Data lines
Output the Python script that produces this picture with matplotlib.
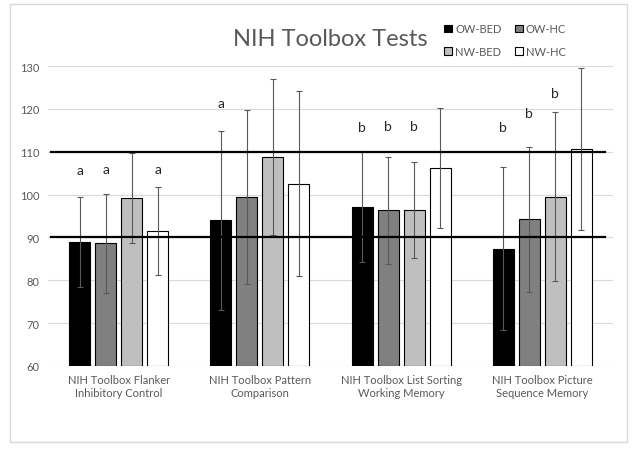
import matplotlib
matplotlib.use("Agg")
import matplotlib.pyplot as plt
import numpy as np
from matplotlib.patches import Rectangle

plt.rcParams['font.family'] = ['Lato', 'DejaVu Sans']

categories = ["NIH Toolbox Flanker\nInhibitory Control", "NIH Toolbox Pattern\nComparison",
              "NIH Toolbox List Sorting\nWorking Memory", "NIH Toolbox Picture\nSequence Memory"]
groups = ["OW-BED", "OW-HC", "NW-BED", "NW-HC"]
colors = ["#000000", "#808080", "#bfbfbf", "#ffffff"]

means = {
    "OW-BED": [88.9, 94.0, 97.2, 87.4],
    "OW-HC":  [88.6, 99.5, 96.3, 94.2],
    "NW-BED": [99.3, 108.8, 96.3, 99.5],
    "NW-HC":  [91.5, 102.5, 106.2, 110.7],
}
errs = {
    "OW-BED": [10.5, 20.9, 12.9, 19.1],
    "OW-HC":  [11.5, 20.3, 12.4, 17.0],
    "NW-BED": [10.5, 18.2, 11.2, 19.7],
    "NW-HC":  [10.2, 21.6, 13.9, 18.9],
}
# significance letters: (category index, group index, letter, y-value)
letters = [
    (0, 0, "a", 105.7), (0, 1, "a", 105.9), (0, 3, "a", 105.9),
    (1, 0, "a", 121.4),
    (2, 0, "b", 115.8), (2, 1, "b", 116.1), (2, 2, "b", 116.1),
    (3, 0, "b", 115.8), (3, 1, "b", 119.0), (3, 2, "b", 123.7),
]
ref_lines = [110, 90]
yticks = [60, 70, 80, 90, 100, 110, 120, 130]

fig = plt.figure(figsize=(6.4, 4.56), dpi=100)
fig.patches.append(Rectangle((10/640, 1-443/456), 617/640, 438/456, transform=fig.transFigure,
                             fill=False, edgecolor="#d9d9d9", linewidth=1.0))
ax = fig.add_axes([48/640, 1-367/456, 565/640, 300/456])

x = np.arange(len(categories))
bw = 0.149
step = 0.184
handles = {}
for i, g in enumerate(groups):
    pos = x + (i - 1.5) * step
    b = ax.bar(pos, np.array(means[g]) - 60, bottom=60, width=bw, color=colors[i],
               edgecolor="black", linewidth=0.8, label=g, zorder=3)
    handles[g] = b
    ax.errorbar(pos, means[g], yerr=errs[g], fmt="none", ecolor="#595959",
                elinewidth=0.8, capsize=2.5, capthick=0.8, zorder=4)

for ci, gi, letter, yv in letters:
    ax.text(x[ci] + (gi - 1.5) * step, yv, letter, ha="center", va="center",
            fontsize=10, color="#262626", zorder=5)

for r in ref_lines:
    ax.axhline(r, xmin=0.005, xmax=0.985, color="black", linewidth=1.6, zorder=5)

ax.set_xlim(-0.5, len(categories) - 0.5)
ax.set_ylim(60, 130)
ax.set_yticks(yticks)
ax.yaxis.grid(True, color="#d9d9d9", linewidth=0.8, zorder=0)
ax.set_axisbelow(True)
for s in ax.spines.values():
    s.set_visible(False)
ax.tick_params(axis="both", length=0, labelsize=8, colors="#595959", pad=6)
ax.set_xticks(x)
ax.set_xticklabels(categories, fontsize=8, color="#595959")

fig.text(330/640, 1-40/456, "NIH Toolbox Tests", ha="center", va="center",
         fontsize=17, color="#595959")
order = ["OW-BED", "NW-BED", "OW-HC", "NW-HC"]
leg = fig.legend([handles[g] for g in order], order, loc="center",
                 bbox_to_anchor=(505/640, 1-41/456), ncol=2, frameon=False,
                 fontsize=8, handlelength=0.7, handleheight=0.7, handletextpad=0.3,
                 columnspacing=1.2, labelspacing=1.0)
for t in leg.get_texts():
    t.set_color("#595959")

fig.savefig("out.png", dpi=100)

Problem details
Exactly as they appear, print the lines of the listing above from its first line through the line that contains "plt.rcParams['font.family'] = ['Lato', 'DejaVu", minus the pictures.

Task response
Output the Python script that produces this picture with matplotlib.
import matplotlib
matplotlib.use("Agg")
import matplotlib.pyplot as plt
import numpy as np
from matplotlib.patches import Rectangle

plt.rcParams['font.family'] = ['Lato', 'DejaVu Sans']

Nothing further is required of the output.